Dejé de leer inmediatamente, pues nunca se me había ocurrido que hubiera ninguna similitud entre Escandinavia y Japón. Pero con esa sugerencia, me di cuenta de que Japón y Escandinavia eran ambas naciones periféricas. Llegaron al mundo civilizado a la sombra (¿o deslumbrados por el brillo?) de una cultura dominante.

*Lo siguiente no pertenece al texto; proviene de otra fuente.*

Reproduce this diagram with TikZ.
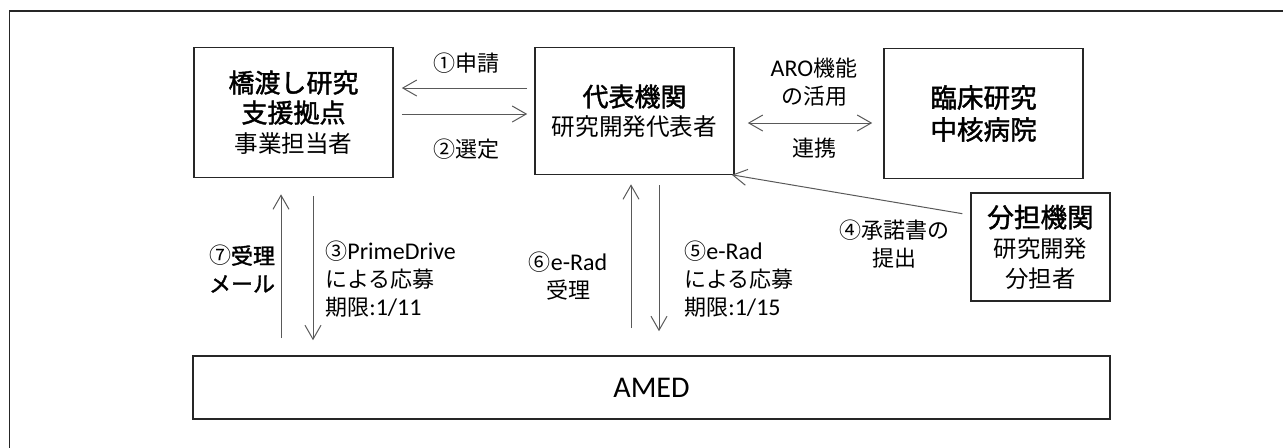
\documentclass[tikz,border=0pt]{standalone}
\usepackage{fontspec}
\setmainfont{Noto Sans CJK JP}[BoldFont={Noto Sans CJK JP},BoldFeatures={FakeBold=1.6}]
\newfontfamily\latfont[Scale=1.09]{Carlito}
\usetikzlibrary{arrows.meta}

\begin{document}
\begin{tikzpicture}[
      x=0.5pt,y=-0.5pt,
      boite/.style={
        draw=black!85,
        line width=0.8pt,
        align=center,
        inner sep=0pt,
        minimum width=99.5pt,
        minimum height=65pt
      },
      fleche/.style={
        draw=black!65,
        line width=0.5pt,
        -{Straight Barb[length=7pt,width=8pt]}
      },
      legende/.style={
        align=center,
        inner sep=0pt,
        font=\fontsize{11}{14}\selectfont
      }
    ]
      \useasboundingbox (0,0) rectangle (1283,447);
      \clip (0,0) rectangle (1283,447);
      \draw[line width=0.8pt,black!85] (9.5,470) -- (9.5,11) -- (1300,11);

      \node (b1) at (293.5,112.5) [boite,font=\fontsize{13}{15}\selectfont]{\textbf{橋渡し研究}\\\textbf{支援拠点}\\{\fontsize{11.8}{14}\selectfont 事業担当者}};
      \node (b2) at (634.5,111) [boite,minimum height=63.5pt,font=\fontsize{13}{14.5}\selectfont]{\textbf{代表機関}\\{\fontsize{11.8}{14}\selectfont 研究開発代表者}};
      \node (b3) at (983.5,113.5) [boite,font=\fontsize{13.3}{16}\selectfont]{\textbf{臨床研究}\\\textbf{中核病院}};
      \node (b4) at (1040.5,247) [boite,minimum width=69.5pt,minimum height=54pt,font=\fontsize{13.3}{15}\selectfont]{\textbf{分担機関}\\{\fontsize{11.7}{14}\selectfont 研究開発}\\{\fontsize{11.7}{14}\selectfont 分担者}};
      \node (b5) at (651.5,387.5) [boite,minimum width=458.5pt,minimum height=31.5pt]{\fontsize{13.8}{16}\selectfont\latfont AMED};

      \node (e1) at (466,63) [legende]{①申請};
      \node (e2) at (466,149) [legende]{②選定};
      \node (e3) at (814,82) [legende]{{\latfont ARO}機能\\の活用};
      \node (e4) at (814,148) [legende]{連携};
      \node (e5) at (894,244) [legende]{④承諾書の\\提出};
      \node (e6) at (242,269) [legende]{⑦\textbf{受理}\\\textbf{メール}};
      \node (e7) at (325,279) [legende,anchor=west,align=left]{③{\latfont PrimeDrive}\\による応募\\期限{\latfont :1/11}};
      \node (e8) at (568,276) [legende]{⑥{\latfont e-Rad}\\受理};
      \node (e9) at (684,279) [legende,anchor=west,align=left]{⑤{\latfont e-Rad}\\による応募\\期限{\latfont :1/15}};

      \draw[fleche,shorten <=3.5pt,shorten >=4pt] (b2.west |- 0,88) -- (b1.east |- 0,88);
      \draw[fleche,shorten <=4pt,shorten >=3.5pt] (b1.east |- 0,114) -- (b2.west |- 0,114);
      \draw[fleche,{Straight Barb[length=7pt,width=8pt]}-{Straight Barb[length=7pt,width=8pt]},shorten <=6.5pt,shorten >=5.5pt] (b2.east |- 0,123) -- (b3.west |- 0,123);
      \draw[fleche,shorten <=4pt,shorten >=-1.5pt] ([yshift=16pt]b4.west) -- (b2.south east);

      \draw[fleche,shorten <=8.5pt,shorten >=8pt] (b5.north -| 281,0) -- (b1.south -| 281,0);
      \draw[fleche,shorten <=9pt,shorten >=7.5pt] (b1.south -| 313,0) -- (b5.north -| 313,0);
      \draw[fleche,shorten <=13.5pt,shorten >=4.5pt] (b5.north -| 631,0) -- (b2.south -| 631,0);
      \draw[fleche,shorten <=5pt,shorten >=12pt] (b2.south -| 659,0) -- (b5.north -| 659,0);

    \end{tikzpicture}
\end{document}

Pensé en otros pueblos periféricos: los árabes, que encontraron una ideología que les dio poder para barrer el mundo romano, culturalmente abrumador; los mongoles, que se unieron lo suficiente para conquistar y luego ser asimilados por China; los turcos, que pasaron de la periferia del mundo musulmán a su mismo corazón y luego derribaron los últimos restos del mundo romano, pero que sin embargo se replegaron para convertirse de nuevo en un pueblo periférico a la sombra de Europa. Todas estas naciones de la periferia, ni siquiera mientras gobernaron a las mismas civilizaciones a cuya sombra se habían acurrucado, pudieron desprenderse de su sensación de no-pertenencia, del temor de que su cultura fuera irremediablemente inferior y secundaria. Como resultado se comportaron de un modo demasiado agresivo y se extendieron demasiado, creciendo más allá de los límites que pudieron consolidar y conservar; por otra parte fueron demasiado tímidos y entregaron todo lo que su cultura tenía de realmente poderoso y fresco mientras conservaban sólo externamente la independencia. Los gobernadores manchúes de China, por ejemplo, pretendían no mezclarse con el pueblo que dominaban, decididos a no ser engullidos por las fauces devoradoras de la cultura china; el resultado, sin embargo, no fue el dominio de lo manchú, sino su inevitable marginación.